- History & Traditions: The Charles Swain Memorial Bell -

History & Traditions: The Charles Swain Memorial Bell

History and Traditions: The Charles Swain Memorial Bell

Westville Boys’ High School’s first memorial dates back to 1957. After the sudden death of Mr Charles Swain, a popular teacher at the school, it was decided to erect a permanent memorial to him.  A memorial bell was erected at the entrance to the school. On the Bell is inscribed the word, ‘Solitaire’.

The Bell is from the vessel M/V Solitaire, which was built by the Texas Company in Bath, Maine, USA. The vessel, launched on 3 April 1920, was the first diesel tanker built in the USA. Weighing in at 4 750 tonnes, and with a length of 315ft, she carried a crew of 31, and proudly retained the Lloyds A.1 mark throughout her operational life.

One of her first trips was to South Africa with a cargo of refined oil from Texas. She however spent most of her life trading up and down the east coast of the USA. In 1933, after being sold to the Texas Company of Norway, she was placed under the Norwegian flag and traded between Port Arthur and London, Manchester and Antwerp.

World War II brought a change in her career and appearance.

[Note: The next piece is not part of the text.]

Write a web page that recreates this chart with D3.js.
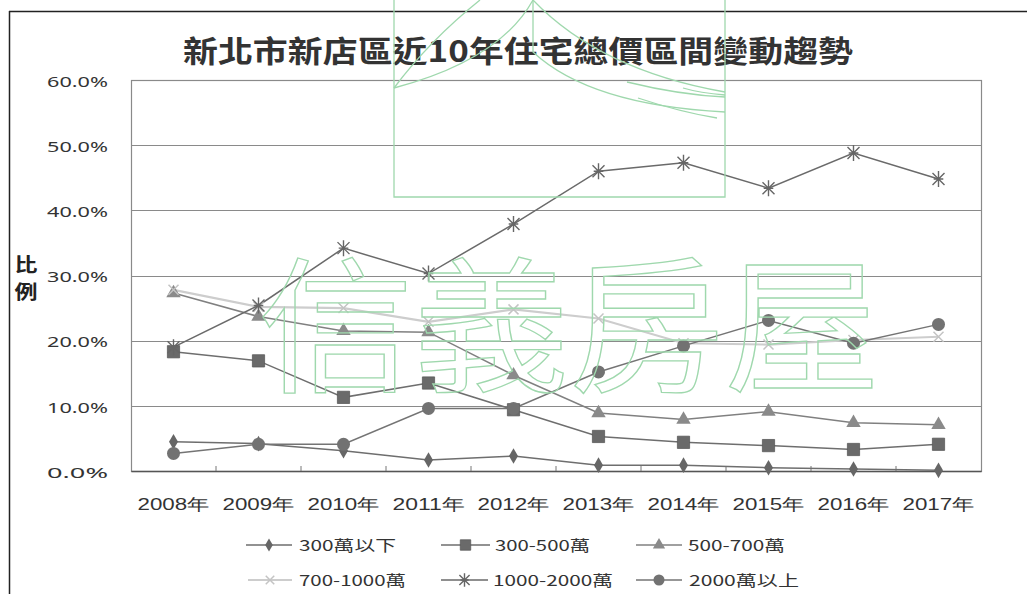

Painted a dull grey, with an anti-submarine gun at her stern and heavy anti-aircraft guns at strategic points on her decks, she joined the North Atlantic convoys bringing vital oil supplies to England from the USA.

 

The crew of Solitaire experienced many anxious moments as they witnessed other ships in the convoy being torpedoed or attacked from the air, but Solitaire managed to steer clear of danger during her many wartime missions. Not considered a fast vessel, her maximum speed being only 9.5 knots, she often had to travel in the slower and more vulnerable convoys.

When her speed decreased to 8 knots in 1944 she was transferred once again to the coastal trade on the east coast of the USA. In 1949 Solitaire made her last voyage across the Atlantic from Port Arthur to Gothenburg, Sweden. As she was becoming expensive her owners felt it was time to make way for a new vessel.  She was sold to the British Iron and Steel Corporation for scrapping, which occurred in 1950.  There the story of the Solitaire vessel ends.

Captain Arthur Olsen of the Texas Company of Norway had his first command on the Solitaire.  Due to the vessel being regarded as a happy and lucky ship, all new captains in the company had their first appointments on the Solitaire.

Captain Olsen had only fond memories of the Solitaire. He remembered her as an individualist with her newly invented diesel engines, a happy honest trader for many years, a loyal subject risking her life during war, and above all, an A.1 ship all her life.

There is no doubt the career of ‘Solitaire’ should be an example to all of us.  Her life resonates in the motto of WBHS, ‘Incepto Ne Desistam’, or ‘Stay the course’.

The of the ‘Solitaire’ was bought on auction in England, and became the Charles Swain Memorial Bell at WBHS.

The Charles Swain Memorial Bell forms an important part of WBHS life. Besides giving part of its name to the previous school magazine, ‘The Bell’, it is the centre-piece of a moving tradition each year. The members of the matriculating class, on the eve of them starting their final matric examinations, ring the Bell to signal their departure from the school.  This is the only occasion that the Bell is ever rung.

Up until the year 2000 this event took place in front of the entire school on the Friday after the annual Speech Night and Prize Giving. Since then the event has taken place at the conclusion of each year’s Speech Night and Prize Giving in the presence of the parents and guardians of the matriculating class.

This moving event has had two locations in its history.  Up until 2007, when the main assembly area for the school was the Roy Couzens Hall, the ringing of the Bell occurred at its then location, which was at the foot of the steps leading up to the hall. After the opening of the School’s Multi-purpose Centre (MPC) in 2008, the Bell was moved to a central location on the permanent seated area of the MPC. Since then this annual tradition has occurred at that location.

The tradition involves a senior teacher reading the roll call of the matriculating class. The first name read is that of the Head of School (formerly the Head Prefect or Head Boy). The Head of School rises and walks to the Bell and rings it once. He remains at the side of the Bell, and then greets each matric who subsequently receives an opportunity to ring the Bell once as well.

The matrics are called up in alphabetical order. Other than the sound of the Bell, the ceremony is conducted in complete silence. Once all matrics have rung the Bell, the Head of School sounds off with two peels of the Bell, concluding the moving ceremony.

For each matric the ringing of the Bell signifies their contribution to WBHS. It marks the exact time that they move from being a learner of the School to being an old boy.

After the members of the matriculating class have gathered outside the assembly venue they perform the school war cry.